Es preciso cambiar o reacomodar el discurso e impedir que el colectivo magisterial, en todos los países del mundo, continúe siendo un elemento de presión política más que un grupo de profesionales dedicados a su trabajo.
Todos los Gobiernos, en algún momento, sea durante la campaña electoral o durante la administración, abordan con mayor o menor profusión el tema educativo. También es frecuente escuchar discursos de expertos o manifestaciones diversas en torno a la necesidad de mejorar la educación como punto de partida para alcanzar un mejor grado de desarrollo.
Efectivamente la educación es la base para sustentar el desarrollo de la persona y, por extensión, el de la sociedad. Un individuo sin educación no puede acceder a determinados puestos ni mejorar sus ingresos o promover su desarrollo personal. Pero no tiene porqué ser exclusiva y ni siquiera predominantemente estatal o pública. No estoy en contra de que el estado pueda, si lo desea, promover la educación pública, en tanto en cuanto respete la privada y compita con ella en igualdad de condiciones. El sistema educativo de un país se basa en la capacidad del profesorado; el resto es acompañamiento. Mejor si se cuentan con instalaciones adecuadas y con tecnología apropiada. Sin embargo, los grandes maestros de la Grecia clásica no tenían nada de eso y no por ello dejaron de enseñar y promover a excelentes discípulos.
Guatemala carece justamente de ese factor humano capacitado. En la mayoría de países desarrollados, el magisterio es una carrera media (tres años de universidad) o una licenciatura, además de que cada profesional debe contar con cursos específicos en función de la especialidad que desee enseñar y el grado al que aspire impartirle clases. En muchos lugares del mundo, una parte sustancial de maestros son doctores en educación, en enseñanza, en pedagogía o en disciplinas similares. A partir de ahí, de ese elemento humano capacitado, se puede comenzar a construir un sistema educativo eficaz. El Estado puede ayudar con becas pero debe dejar al ciudadano en libertad para que pueda emplearlas, no importa la escuela o universidad que elija. No debe ser una imposición política. Tampoco comparto la idea de que el universitario que se gradúe exitosamente en una universidad pública no devuelva el dinero que entre todos le prestamos (a través de una beca del Estado) para que tuviese la oportunidad de promoverse.

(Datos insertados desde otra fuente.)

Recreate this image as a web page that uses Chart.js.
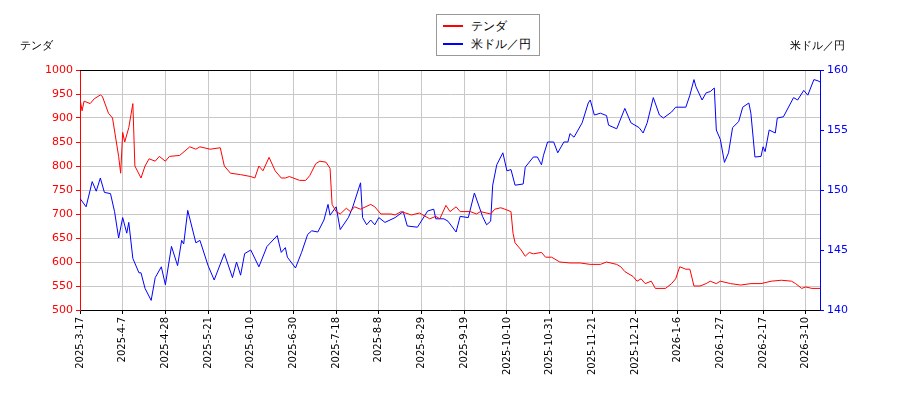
<!DOCTYPE html>
<html>
<head>
<meta charset="utf-8">
<script src="https://cdn.jsdelivr.net/npm/chart.js@4/dist/chart.umd.min.js"></script>
<style>
body{margin:0;background:#fff;font-family:"DejaVu Sans",sans-serif;}
#wrap{position:relative;width:900px;height:400px;}
.lab{position:absolute;font-size:11px;color:#000;}
#legend{position:absolute;left:436px;top:14px;width:104px;height:42px;border:1px solid #999;background:#fff;font-size:12px;box-sizing:border-box;padding:2px 6px;}
#legend div{display:flex;align-items:center;height:18px;}
#legend span{display:inline-block;width:20px;height:0;border-top:2px solid;margin-right:8px;}
</style>
</head>
<body>
<div id="wrap">
<canvas id="c" width="900" height="400"></canvas>
<div class="lab" style="left:20px;top:38px;">テンダ</div>
<div class="lab" style="left:790px;top:38px;">米ドル／円</div>
<div id="legend">
<div><span style="border-color:#f00"></span>テンダ</div>
<div><span style="border-color:#00f"></span>米ドル／円</div>
</div>
</div>
<script>
// x tick labels, one every 21 steps
const tickLabels = ['2025-3-17','2025-4-7','2025-4-28','2025-5-21','2025-6-10','2025-6-30','2025-7-18','2025-8-8','2025-8-29','2025-9-19','2025-10-10','2025-10-31','2025-11-21','2025-12-12','2026-1-6','2026-1-27','2026-2-17','2026-3-10'];

// position offsets along x and values
const tendaDays = [0,1,2,5,7,10,11,14,16,19,20,21,22,24,26,27,30,32,34,37,39,42,44,49,54,57,59,64,69,71,74,79,84,86,88,90,93,96,99,101,103,108,111,113,116,118,121,123,124,126,128,131,133,135,138,143,145,148,153,155,158,163,167,172,175,177,180,182,185,187,192,195,197,202,204,207,209,212,213,214,217,219,221,223,227,229,232,236,241,246,251,256,259,264,266,268,272,274,276,278,281,283,288,291,293,295,298,300,302,305,308,310,313,315,320,325,330,335,340,345,350,352,355,357,360,364];
const tendaVals = [940,915,935,930,940,948,945,910,900,820,785,870,850,880,930,800,775,800,815,810,820,810,820,822,840,835,840,835,838,800,785,782,778,775,800,790,818,790,775,775,778,770,770,780,805,810,808,795,720,705,700,712,705,715,710,720,715,700,700,698,705,698,702,690,695,690,718,705,715,705,705,700,705,700,710,713,710,705,660,640,625,612,620,617,620,610,610,600,598,598,595,595,600,595,590,580,570,560,565,555,560,545,545,555,565,590,585,585,550,550,555,560,555,560,555,552,555,555,560,562,560,555,545,548,545,545];

const usdDays = [0,3,6,8,10,12,15,17,19,21,23,24,26,29,30,32,35,37,40,42,45,48,50,51,53,57,59,63,66,71,75,77,79,81,84,88,92,97,99,101,102,106,109,112,114,117,120,122,123,126,128,132,134,138,139,141,143,145,147,150,155,159,161,166,171,174,175,179,181,185,187,191,194,198,200,202,203,205,208,210,212,214,218,219,223,225,227,228,230,233,235,238,240,241,243,247,250,251,253,256,259,260,264,268,271,275,277,279,282,285,287,291,293,298,300,302,303,306,308,310,312,313,315,317,319,321,324,326,329,330,332,335,336,337,339,342,343,346,351,353,356,358,361,363,364];
const usdVals = [149.3,148.6,150.7,149.9,151.0,149.8,149.7,148.2,146.0,147.7,146.4,147.3,144.3,143.1,143.1,141.8,140.8,142.7,143.6,142.1,145.3,143.7,145.8,145.5,148.3,145.6,145.8,143.7,142.5,144.7,142.7,144.0,142.9,144.7,145.0,143.6,145.3,146.2,144.8,145.2,144.4,143.5,144.8,146.3,146.6,146.5,147.5,148.8,147.9,148.6,146.7,147.7,148.5,150.6,147.7,147.1,147.5,147.1,147.7,147.3,147.7,148.2,147.0,146.9,148.25,148.4,147.6,147.6,147.4,146.5,147.8,147.7,149.75,147.8,147.1,147.4,150.4,152.1,153.1,151.6,151.7,150.4,150.5,151.9,152.75,152.75,152.1,152.9,154.0,154.0,153.1,154.0,154.0,154.7,154.4,155.6,157.25,157.5,156.25,156.4,156.2,155.4,155.1,156.8,155.6,155.2,154.75,155.6,157.7,156.25,156.0,156.5,156.9,156.9,157.9,159.2,158.6,157.5,158.1,158.2,158.5,155.0,154.2,152.3,153.1,155.2,155.7,156.9,157.25,156.4,152.75,152.8,153.6,153.2,155.0,154.75,156.0,156.1,157.7,157.5,158.3,157.9,159.2,159.1,159.0];

const tickFont = {family: 'DejaVu Sans', size: 11};

new Chart(document.getElementById('c'), {
  type: 'line',
  data: {
    datasets: [
      {label: 'テンダ', data: tendaDays.map((d, i) => ({x: d, y: tendaVals[i]})), borderColor: '#f00', borderWidth: 1, pointRadius: 0, tension: 0, yAxisID: 'y'},
      {label: '米ドル／円', data: usdDays.map((d, i) => ({x: d, y: usdVals[i]})), borderColor: '#00f', borderWidth: 1, pointRadius: 0, tension: 0, yAxisID: 'y1'}
    ]
  },
  options: {
    responsive: false,
    animation: false,
    layout: {padding: {top: 70, left: 0, right: 0, bottom: 0}},
    plugins: {legend: {display: false}, tooltip: {enabled: false}},
    scales: {
      x: {
        type: 'linear', min: 0, max: 364,
        afterBuildTicks: s => { s.ticks = tickLabels.map((t, i) => ({value: i * 21})); },
        afterFit: s => { s.height = 90; },
        ticks: {callback: v => tickLabels[Math.round(v / 21)], maxRotation: 90, minRotation: 90, color: '#000', font: {family: 'DejaVu Sans', size: 10}, autoSkip: false},
        grid: {color: '#c8c8c8', tickColor: '#000', tickLength: 4},
        border: {color: '#000'}
      },
      y: {
        position: 'left', min: 500, max: 1000,
        afterFit: s => { s.width = 80; },
        ticks: {stepSize: 50, color: '#f00', font: tickFont, callback: v => String(v)},
        grid: {color: '#c8c8c8', tickColor: '#f00', tickLength: 4},
        border: {color: '#f00'}
      },
      y1: {
        position: 'right', min: 140, max: 160,
        afterFit: s => { s.width = 80; },
        ticks: {stepSize: 5, color: '#00f', font: tickFont},
        grid: {drawOnChartArea: false, tickColor: '#00f', tickLength: 4},
        border: {color: '#00f'}
      }
    }
  },
  plugins: [{
    id: 'frame',
    afterDraw(chart) {
      const a = chart.chartArea, c = chart.ctx;
      c.save(); c.strokeStyle = '#000'; c.lineWidth = 1;
      c.beginPath(); c.moveTo(a.left, a.top + 0.5); c.lineTo(a.right, a.top + 0.5); c.stroke();
      c.restore();
    }
  }]
});
</script>
</body>
</html>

Muy probablemente ninguno de esos expertos en educación y planificadores de la misma han leído o conocen como se gestó el artículo 26 de la Declaración de los Derechos Humanos que contempla el derecho a la educación gratuita. Si profundizaran en la elaboración del mismo entre 1947 y 1948, podrían observar que en aquel entonces y hasta el quinto borrador que conoció la comisión que se nombró, el derecho a la educación era algo que debería en exclusividad ser promovido por el Estado y donde los padres no tenían nada que ver. El socialismo en la educación sería un hecho y las libertades se habrían visto afectadas a tal grado que la persona no tendría la oportunidad de hacer nada por su formación y correspondiente desarrollo posterior. Cuba es el ejemplo perfecto de cuanto estoy tratando de decir.
Por consiguiente, es preciso cambiar o reacomodar el discurso e impedir que el colectivo magisterial, en todos los países del mundo, continúe siendo un elemento de presión política más que un grupo de profesionales dedicados a su trabajo. Si la educación fuese privada ya hubiesen desaparecido todos esos colectivos de maestros que frecuentemente –en demasía– ocupan las calles o se dedican a ejercer presión al poder público con el fin, como siempre ocurre, de contar con más recursos económicos para ellos, pero con la ausencia, como también siempre ocurre, de solicitud de mayor capacitación y mejorar su rendimiento. La ausencia de responsabilidad en materia de educación de muchos padres, hace el resto de todo este novelón que es precios reescribir.